7. Ler “estados de espírito” (como alguns, possivelmente especialistas em decifrar expressões faciais, fizeram) pode ser um equívoco. O rosto fechado de Ursula von der Leyen, a contrastar com o ar folgazão de Trump (e novidades?), não é o barómetro fidedigno do processo negocial e do seu resultado e dos consequentes “estados de espírito”. Trump tem-se destacado pela rudeza que dedica a congéneres seus, o que pode ser intimidatório. Já alguém se perguntou por que estava von der Leyen desconfortável perante a bazófia e a mal disfarçada má educação do presidente dos EUA – e que tenha sido esse o fator explicativo do seu ar combalido?

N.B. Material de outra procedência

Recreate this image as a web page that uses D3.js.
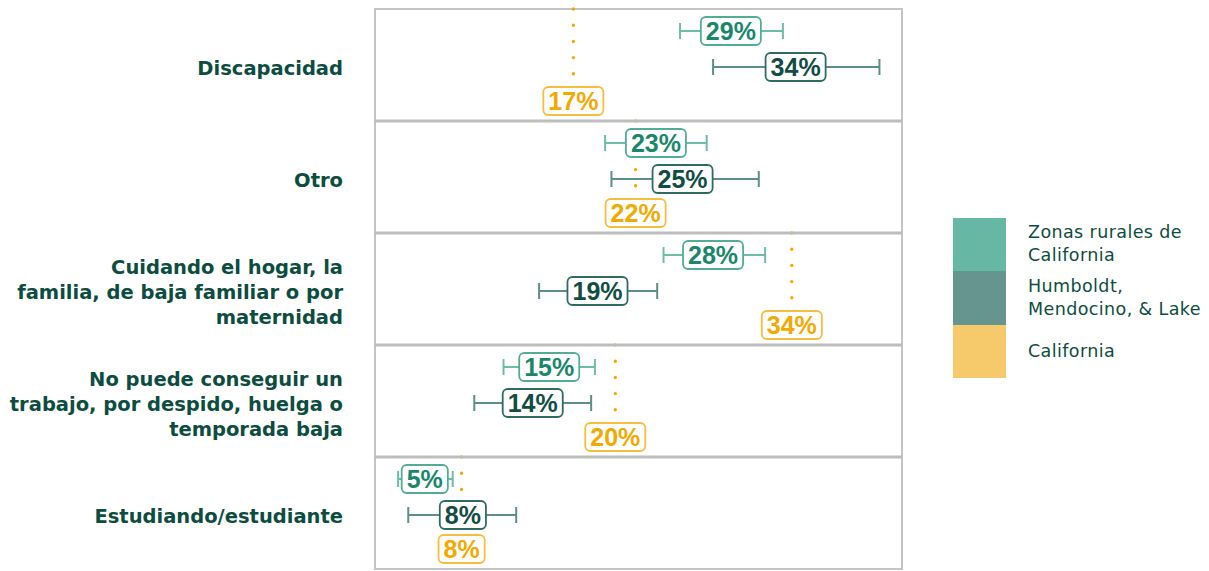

8. O acordo é assimétrico – e depois? Talvez seja a materialização de uma espécie de psicologia invertida (em sentido metafórico): quem mais cedeu foi o parceiro negocial que, à partida, está numa posição competitiva privilegiada; ou seja, quem mais tem a perder no plano da competitividade internacional é que assumiu a posição hostil e ameaçou com a bomba retardadora do protecionismo. Já a UE deu-se ao luxo de sujeitar as suas exportações para os EUA a direitos aduaneiros de 15% sem prejudicar o sucesso dessas exportações. Afinal, a UE foi forte pela disponibilidade em fazer concessões. O elo fraco foi a outra parte. Para grande convulsão das leituras eivadas de virilidade máscula, virando essa masculinidade do avesso e tornando-a, definitivamente, inaplicável como grelha interpretativa das negociações internacionais.